= Trolls of Troy =

French comic book series

Trolls of Troy is a French comic series published by Soleil Productions. It is a spin-off series of Lanfeust of Troy and is created by author Scotch Arleston and writer Jean-Louis Mourier.

Since 1997, 24 volumes have been published in French. The series is also translated in Polish, Dutch, German and Spanish. In 2013, it was adapted into an animated series.

==Synopsis==

Troy is a world populated by humans, trolls and other creatures and filled with magic. The trolls are physically strong, and viewed by humans as wild animals, but they are civilized from their own point of view.

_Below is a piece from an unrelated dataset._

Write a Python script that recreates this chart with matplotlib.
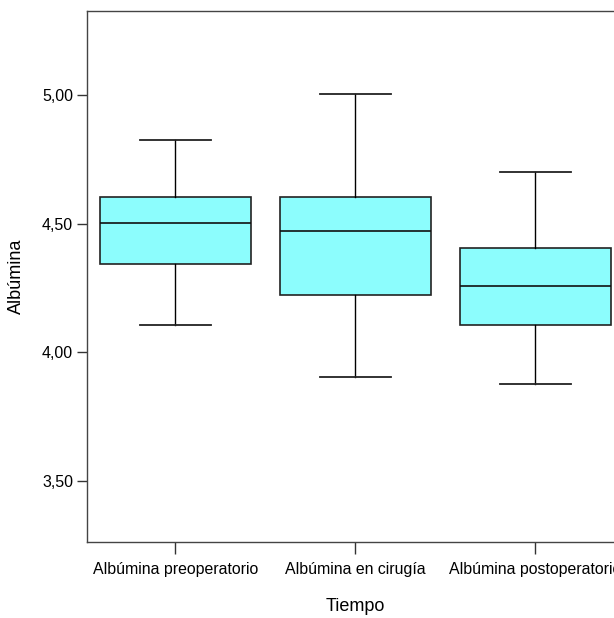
import matplotlib.pyplot as plt

plt.rcParams['font.family'] = ['Liberation Sans', 'DejaVu Sans']

categories = ['Albúmina preoperatorio', 'Albúmina en cirugía', 'Albúmina postoperatorio']
whislo = [4.105, 3.905, 3.877]
q1 = [4.345, 4.222, 4.107]
med = [4.502, 4.474, 4.257]
q3 = [4.603, 4.603, 4.408]
whishi = [4.827, 5.005, 4.703]

y_ticks = [3.5, 4.0, 4.5, 5.0]
y_ticklabels = ['3,50', '4,00', '4,50', '5,00']

stats = []
for i in range(len(categories)):
    stats.append({'whislo': whislo[i], 'q1': q1[i], 'med': med[i],
                  'q3': q3[i], 'whishi': whishi[i], 'fliers': [],
                  'label': categories[i]})

fig = plt.figure(figsize=(6.14, 6.18), dpi=100)
# axes frame runs slightly past the right edge, as in the original
ax = fig.add_axes([86.9 / 614, (618 - 542.3) / 618, (624 - 86.9) / 614, (542.3 - 11) / 618])

ax.bxp(stats, positions=[1, 2, 3], widths=0.84, capwidths=0.39,
       patch_artist=True, showfliers=False,
       boxprops=dict(facecolor='#8cfdfd', edgecolor='#222222', linewidth=1.2),
       medianprops=dict(color='#111111', linewidth=1.2),
       whiskerprops=dict(color='black', linewidth=1.0),
       capprops=dict(color='#222222', linewidth=1.3))

ax.set_xlim(0.508, 3.492)
ax.set_ylim(3.26, 5.329)
ax.set_yticks(y_ticks)
ax.set_yticklabels(y_ticklabels, fontsize=11.5)
ax.set_xticks([1, 2, 3])
ax.set_xticklabels(categories, fontsize=11.4)
ax.tick_params(axis='x', length=8.5, width=1.0, pad=6, color='#333333')
ax.tick_params(axis='y', length=7, width=1.0, pad=3, color='#333333')

for s in ax.spines.values():
    s.set_color('#444444')
    s.set_linewidth(1.0)

ax.set_xlabel('Tiempo', fontsize=13, labelpad=15)
ax.set_ylabel('Albúmina', fontsize=13, labelpad=12)

plt.savefig('out.png', dpi=100)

Trolls of Troy is set two centuries before the story of Lanfeust. It tells the story of Teträm, a brave troll, and his adopted human daughter, Waha. Men have decided to exterminate the trolls, and have formed a group of hunters with terrible powers. Teträm, must find a way to save his people.

==Adaptation==
In 2003, Dargaud Marina and M6 announced plans to adapt the comics into a 26 x 24-minute traditionally animated television series budgeted at $5.9 million. That version would ultimately not be released. In 2012, Futurikon and Groupe Canal+ revealed a 78 x 7-minute animated series developed by Vincent Bonjour, Guillaume Enard and Cyril Tysz and aimed at a younger audience. It debuted December 1, 2013 on Canal+ Family in France. The series would later run on Canal J and Gulli.